The elk feeding season starts on New Year's Day, after the hunt is over, and without the aid of the Wildlife Division she has had to rely on help from her children, grand children, and volunteers for labor, and donations for the funding of food. As soon as New Year Day hits Jacky is out to feed every day during her season, which ends when the elk decide to leave in the spring, along with the two volunteers she needs for the day to unload the ton of hay for her, since she is no longer able to do it now. Since 1983 Jacky said, "I've only missed a dozen times in 25 years."

Technically, feeding the elk on government land is illegal. Jacky said, "they can make you stop, but they won't because there would be so much public outcry," along with Jacky charging after them.

In response to why the Wildlife Division has discontinued their aid in helping with these animals Jacky said, "Bunch of idiots. They don't believe in it, and don't think it necessary." She compares the Wildlife Division not feeding the elk, with any local person starving their pets. "People pay for animal abuse for starving pets, why don't the government have to feed their animals? Where does all the money go from people paying for hunting licenses go? "

When Jacky decided in 1983 that she wanted to start feeding the elk, her now deceased husband of four years was not as willing to help as Jacky. Jacky would like to tell the government what she told her husband: "We should leave here better than when we came, so shut up and get on board.

"What's disgusting to me is that these people sit in a office, they don't see them starve."

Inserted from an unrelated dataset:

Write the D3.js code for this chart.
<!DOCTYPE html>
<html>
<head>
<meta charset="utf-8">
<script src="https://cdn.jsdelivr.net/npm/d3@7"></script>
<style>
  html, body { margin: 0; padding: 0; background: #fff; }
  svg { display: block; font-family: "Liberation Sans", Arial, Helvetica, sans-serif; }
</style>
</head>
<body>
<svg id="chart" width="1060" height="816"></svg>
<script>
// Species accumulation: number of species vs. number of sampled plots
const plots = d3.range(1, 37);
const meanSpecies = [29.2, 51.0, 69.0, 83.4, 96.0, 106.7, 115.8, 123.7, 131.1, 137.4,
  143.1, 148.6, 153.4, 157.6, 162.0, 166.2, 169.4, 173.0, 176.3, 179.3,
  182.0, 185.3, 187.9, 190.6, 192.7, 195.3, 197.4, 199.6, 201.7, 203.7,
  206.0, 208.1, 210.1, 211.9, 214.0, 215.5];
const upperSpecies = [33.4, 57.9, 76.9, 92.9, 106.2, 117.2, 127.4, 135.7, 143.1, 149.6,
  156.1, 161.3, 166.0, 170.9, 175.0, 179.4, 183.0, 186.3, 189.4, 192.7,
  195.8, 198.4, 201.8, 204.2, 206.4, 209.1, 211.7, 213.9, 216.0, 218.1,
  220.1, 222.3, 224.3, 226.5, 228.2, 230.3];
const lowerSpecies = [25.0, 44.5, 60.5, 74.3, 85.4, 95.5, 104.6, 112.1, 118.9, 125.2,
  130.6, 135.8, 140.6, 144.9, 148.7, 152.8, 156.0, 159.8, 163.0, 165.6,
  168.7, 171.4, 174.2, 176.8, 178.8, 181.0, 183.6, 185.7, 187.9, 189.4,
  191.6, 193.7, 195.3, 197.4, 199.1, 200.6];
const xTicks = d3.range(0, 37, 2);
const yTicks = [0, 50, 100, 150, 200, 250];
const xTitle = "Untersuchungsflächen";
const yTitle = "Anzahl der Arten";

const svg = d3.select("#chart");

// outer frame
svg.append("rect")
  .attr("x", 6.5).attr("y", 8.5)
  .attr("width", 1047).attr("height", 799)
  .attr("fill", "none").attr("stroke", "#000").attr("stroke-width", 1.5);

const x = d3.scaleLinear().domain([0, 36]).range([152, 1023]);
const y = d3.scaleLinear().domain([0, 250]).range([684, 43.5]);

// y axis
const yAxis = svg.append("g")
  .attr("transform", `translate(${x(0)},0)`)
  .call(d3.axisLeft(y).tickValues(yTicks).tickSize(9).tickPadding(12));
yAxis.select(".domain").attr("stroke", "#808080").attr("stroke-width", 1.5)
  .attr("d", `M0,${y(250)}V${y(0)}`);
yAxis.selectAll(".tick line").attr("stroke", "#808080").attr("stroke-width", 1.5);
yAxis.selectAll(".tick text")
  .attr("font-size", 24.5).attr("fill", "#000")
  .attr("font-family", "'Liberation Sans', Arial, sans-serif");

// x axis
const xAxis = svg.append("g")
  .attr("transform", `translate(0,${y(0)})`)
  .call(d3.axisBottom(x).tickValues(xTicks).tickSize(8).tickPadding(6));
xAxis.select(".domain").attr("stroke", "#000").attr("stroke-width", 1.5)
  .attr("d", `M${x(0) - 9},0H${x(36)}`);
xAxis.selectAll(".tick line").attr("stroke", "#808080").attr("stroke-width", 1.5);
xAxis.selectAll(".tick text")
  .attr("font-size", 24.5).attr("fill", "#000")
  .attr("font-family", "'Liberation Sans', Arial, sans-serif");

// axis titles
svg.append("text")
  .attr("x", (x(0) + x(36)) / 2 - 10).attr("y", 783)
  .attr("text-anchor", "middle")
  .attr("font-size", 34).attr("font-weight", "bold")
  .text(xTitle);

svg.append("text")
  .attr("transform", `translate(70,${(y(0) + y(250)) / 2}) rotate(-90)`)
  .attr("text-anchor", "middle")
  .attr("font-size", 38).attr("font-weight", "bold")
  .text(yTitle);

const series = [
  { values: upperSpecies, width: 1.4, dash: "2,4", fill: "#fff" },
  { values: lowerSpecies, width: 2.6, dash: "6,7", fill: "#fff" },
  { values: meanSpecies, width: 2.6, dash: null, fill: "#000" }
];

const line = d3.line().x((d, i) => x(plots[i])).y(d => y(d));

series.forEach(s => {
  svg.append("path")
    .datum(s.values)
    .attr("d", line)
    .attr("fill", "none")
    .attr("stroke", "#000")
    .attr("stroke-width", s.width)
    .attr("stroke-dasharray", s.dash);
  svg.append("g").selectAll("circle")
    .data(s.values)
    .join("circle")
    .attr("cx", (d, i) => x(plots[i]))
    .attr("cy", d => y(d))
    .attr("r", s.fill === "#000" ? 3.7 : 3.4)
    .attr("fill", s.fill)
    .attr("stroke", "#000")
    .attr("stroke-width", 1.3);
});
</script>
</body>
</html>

With this winter being so long and harsh, Jacky's barn of hay is completely empty, and she is not sure where the hay will come from for this coming winter. She is hoping that with all the publicity she has gotten this past winter from her unusual amount of 71 6-point bulls, that she will receive more donations.

"The old man upstairs has a lot to do with this because things have always fallen into place so that we can do this," she said. "I've always felt helping them is something my dad would expect of me, and I love it, I always have. If it weren't for my family these elk (in Cache Valley) wouldn't exist anymore, and I'm going to keep helping them until I'm dead."